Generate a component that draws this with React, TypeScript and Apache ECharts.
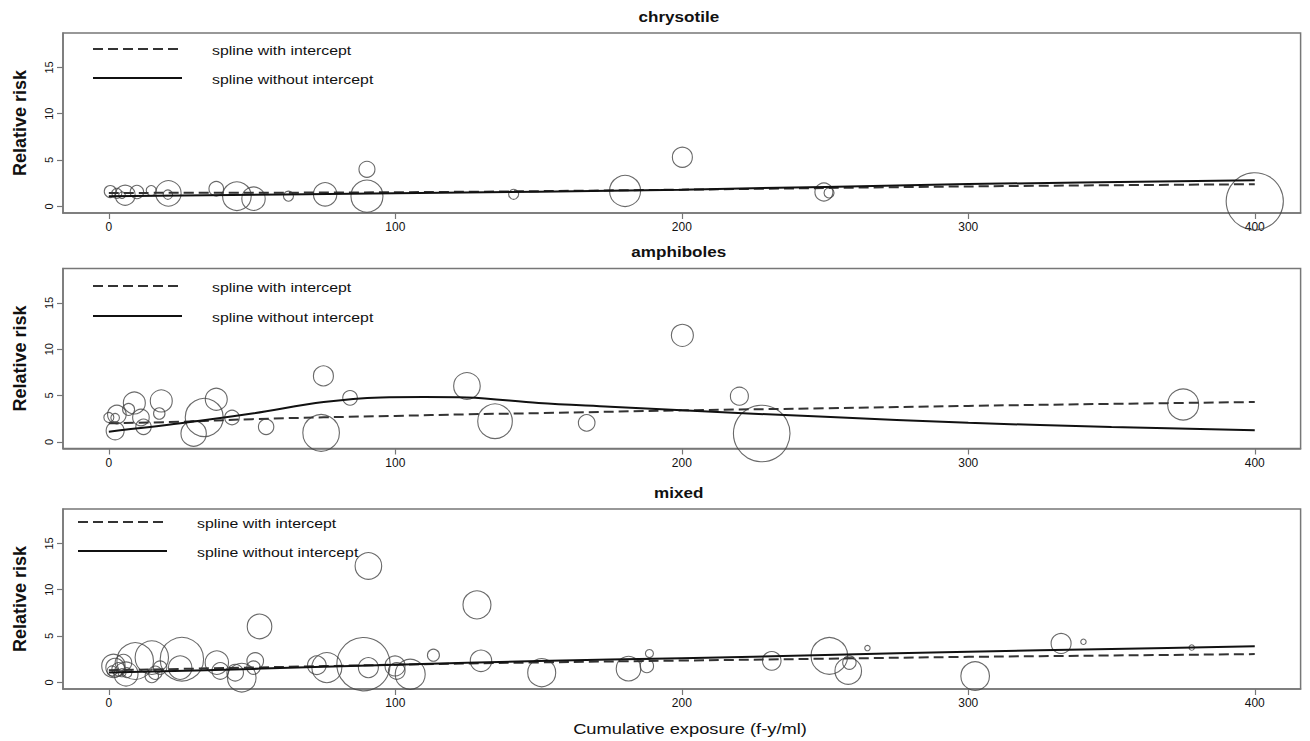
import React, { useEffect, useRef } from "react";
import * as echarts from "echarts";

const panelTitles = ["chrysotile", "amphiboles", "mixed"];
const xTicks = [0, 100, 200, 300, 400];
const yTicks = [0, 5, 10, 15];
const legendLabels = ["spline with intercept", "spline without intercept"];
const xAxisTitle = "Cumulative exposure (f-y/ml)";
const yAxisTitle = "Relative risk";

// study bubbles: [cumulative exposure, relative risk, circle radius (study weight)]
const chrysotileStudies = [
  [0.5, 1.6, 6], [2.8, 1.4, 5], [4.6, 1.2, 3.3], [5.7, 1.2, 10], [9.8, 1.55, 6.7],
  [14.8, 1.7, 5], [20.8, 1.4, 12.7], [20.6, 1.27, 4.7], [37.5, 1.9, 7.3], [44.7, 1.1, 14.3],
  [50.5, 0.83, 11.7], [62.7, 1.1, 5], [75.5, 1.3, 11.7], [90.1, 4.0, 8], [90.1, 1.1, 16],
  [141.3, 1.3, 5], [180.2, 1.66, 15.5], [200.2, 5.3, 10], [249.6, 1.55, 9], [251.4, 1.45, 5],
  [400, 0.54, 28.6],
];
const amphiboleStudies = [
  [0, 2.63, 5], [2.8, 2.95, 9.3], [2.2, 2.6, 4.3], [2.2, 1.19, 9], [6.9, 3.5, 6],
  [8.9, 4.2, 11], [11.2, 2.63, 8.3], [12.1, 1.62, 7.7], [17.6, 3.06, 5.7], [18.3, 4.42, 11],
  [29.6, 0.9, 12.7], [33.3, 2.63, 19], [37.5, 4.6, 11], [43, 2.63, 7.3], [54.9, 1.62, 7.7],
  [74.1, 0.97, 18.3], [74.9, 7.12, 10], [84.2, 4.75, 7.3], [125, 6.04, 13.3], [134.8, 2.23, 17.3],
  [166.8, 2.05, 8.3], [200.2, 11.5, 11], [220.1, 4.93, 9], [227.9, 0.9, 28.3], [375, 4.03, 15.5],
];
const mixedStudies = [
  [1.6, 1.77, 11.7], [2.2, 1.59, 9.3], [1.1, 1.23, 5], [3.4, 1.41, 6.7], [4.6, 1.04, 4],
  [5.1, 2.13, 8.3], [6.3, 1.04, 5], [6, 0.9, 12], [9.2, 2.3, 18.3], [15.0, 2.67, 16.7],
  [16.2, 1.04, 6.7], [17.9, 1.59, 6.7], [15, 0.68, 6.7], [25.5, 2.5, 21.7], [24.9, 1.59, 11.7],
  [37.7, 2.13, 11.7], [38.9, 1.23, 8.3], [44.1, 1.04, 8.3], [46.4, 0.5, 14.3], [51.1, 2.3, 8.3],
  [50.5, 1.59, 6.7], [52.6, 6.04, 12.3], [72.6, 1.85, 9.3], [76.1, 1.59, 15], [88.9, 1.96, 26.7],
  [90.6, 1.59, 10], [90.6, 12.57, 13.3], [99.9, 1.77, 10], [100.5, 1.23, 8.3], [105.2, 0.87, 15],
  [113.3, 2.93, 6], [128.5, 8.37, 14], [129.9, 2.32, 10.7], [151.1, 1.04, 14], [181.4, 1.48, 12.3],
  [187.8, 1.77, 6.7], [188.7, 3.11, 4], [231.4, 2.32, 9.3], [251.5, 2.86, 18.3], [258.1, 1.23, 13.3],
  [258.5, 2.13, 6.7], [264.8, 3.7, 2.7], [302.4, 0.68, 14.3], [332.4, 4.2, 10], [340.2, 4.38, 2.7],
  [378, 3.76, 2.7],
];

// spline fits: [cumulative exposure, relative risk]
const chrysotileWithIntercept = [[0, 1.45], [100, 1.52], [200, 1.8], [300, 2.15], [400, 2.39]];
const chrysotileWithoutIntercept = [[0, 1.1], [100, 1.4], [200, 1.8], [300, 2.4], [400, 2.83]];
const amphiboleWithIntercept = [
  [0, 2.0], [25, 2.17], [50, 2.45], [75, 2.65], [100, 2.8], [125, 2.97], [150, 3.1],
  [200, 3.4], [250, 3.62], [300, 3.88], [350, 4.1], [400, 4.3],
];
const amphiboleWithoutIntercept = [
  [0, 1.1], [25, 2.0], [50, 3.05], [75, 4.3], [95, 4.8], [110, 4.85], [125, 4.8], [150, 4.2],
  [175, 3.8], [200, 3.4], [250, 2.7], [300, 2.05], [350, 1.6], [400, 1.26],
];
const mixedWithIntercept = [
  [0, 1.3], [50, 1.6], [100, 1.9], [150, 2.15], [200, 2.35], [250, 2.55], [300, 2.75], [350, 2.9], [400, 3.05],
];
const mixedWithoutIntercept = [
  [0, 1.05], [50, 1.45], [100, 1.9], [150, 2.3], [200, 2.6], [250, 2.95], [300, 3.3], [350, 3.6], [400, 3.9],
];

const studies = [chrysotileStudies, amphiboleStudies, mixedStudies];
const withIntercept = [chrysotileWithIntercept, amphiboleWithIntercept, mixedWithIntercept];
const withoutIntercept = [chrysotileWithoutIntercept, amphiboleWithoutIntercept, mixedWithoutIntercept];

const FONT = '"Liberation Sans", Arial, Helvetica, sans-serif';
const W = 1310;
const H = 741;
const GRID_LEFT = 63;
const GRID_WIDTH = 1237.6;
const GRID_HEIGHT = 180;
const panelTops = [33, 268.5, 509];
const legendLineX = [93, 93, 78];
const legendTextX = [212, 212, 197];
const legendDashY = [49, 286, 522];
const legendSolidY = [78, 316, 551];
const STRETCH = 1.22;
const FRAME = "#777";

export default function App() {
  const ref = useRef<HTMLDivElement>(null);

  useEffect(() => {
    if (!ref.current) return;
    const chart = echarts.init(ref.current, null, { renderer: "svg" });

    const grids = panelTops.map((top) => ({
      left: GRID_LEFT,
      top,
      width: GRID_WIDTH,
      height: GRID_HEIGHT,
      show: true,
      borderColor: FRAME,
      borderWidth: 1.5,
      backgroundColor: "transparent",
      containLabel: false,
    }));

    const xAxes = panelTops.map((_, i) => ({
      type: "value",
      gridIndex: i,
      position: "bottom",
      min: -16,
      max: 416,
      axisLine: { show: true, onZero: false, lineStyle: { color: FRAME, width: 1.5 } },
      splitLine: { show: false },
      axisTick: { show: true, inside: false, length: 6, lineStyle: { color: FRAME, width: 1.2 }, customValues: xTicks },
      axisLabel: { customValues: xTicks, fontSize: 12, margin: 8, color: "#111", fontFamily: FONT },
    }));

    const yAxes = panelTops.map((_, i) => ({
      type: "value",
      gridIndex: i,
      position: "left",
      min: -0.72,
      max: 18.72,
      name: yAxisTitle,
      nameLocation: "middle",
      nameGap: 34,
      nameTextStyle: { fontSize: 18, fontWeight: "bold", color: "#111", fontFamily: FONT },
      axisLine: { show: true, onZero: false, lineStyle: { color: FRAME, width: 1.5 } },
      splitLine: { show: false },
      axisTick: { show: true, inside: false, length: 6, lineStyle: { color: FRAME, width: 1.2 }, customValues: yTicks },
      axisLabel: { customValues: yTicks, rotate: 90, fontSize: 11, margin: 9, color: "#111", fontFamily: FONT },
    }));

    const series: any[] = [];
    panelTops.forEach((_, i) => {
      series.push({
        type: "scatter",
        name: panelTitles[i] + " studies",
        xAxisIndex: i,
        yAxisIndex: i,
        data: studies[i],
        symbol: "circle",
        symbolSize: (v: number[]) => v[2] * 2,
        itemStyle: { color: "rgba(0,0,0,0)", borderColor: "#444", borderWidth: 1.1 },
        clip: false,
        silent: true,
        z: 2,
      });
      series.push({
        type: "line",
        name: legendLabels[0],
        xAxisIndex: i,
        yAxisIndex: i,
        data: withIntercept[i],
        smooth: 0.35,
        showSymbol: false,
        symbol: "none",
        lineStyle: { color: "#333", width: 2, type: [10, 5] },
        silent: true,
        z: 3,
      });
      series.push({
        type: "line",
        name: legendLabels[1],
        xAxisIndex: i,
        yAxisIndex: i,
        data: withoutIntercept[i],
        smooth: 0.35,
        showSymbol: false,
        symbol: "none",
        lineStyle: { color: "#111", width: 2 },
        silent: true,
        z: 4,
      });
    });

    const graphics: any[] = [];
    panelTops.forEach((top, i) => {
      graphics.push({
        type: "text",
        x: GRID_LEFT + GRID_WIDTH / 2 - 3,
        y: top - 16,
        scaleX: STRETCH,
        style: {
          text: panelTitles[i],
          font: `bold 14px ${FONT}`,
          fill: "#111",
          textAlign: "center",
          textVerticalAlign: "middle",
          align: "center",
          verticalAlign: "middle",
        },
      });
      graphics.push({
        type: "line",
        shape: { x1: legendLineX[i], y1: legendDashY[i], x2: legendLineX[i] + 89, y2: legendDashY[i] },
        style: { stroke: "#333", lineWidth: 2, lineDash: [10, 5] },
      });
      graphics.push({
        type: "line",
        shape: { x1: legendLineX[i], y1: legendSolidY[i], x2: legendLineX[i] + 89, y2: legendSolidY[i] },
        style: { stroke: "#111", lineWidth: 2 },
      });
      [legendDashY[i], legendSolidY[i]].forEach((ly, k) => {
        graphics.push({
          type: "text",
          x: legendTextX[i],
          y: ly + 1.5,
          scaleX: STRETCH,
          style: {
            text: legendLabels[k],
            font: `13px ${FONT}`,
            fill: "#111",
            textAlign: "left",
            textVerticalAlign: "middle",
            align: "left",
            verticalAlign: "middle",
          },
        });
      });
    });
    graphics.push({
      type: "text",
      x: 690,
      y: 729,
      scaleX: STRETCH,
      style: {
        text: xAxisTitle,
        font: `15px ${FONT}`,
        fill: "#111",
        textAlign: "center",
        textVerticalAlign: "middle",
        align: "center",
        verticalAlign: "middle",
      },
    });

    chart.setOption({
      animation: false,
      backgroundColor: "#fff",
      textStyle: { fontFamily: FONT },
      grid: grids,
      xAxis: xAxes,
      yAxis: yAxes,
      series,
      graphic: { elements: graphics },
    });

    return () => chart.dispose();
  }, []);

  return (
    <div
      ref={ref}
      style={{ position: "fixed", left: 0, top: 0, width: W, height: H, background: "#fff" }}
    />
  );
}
--------
TO DO –
Extract every line that has the string "React" in it.

CORRECT ANSWER –
Generate a component that draws this with React, TypeScript and Apache ECharts.
import React, { useEffect, useRef } from "react";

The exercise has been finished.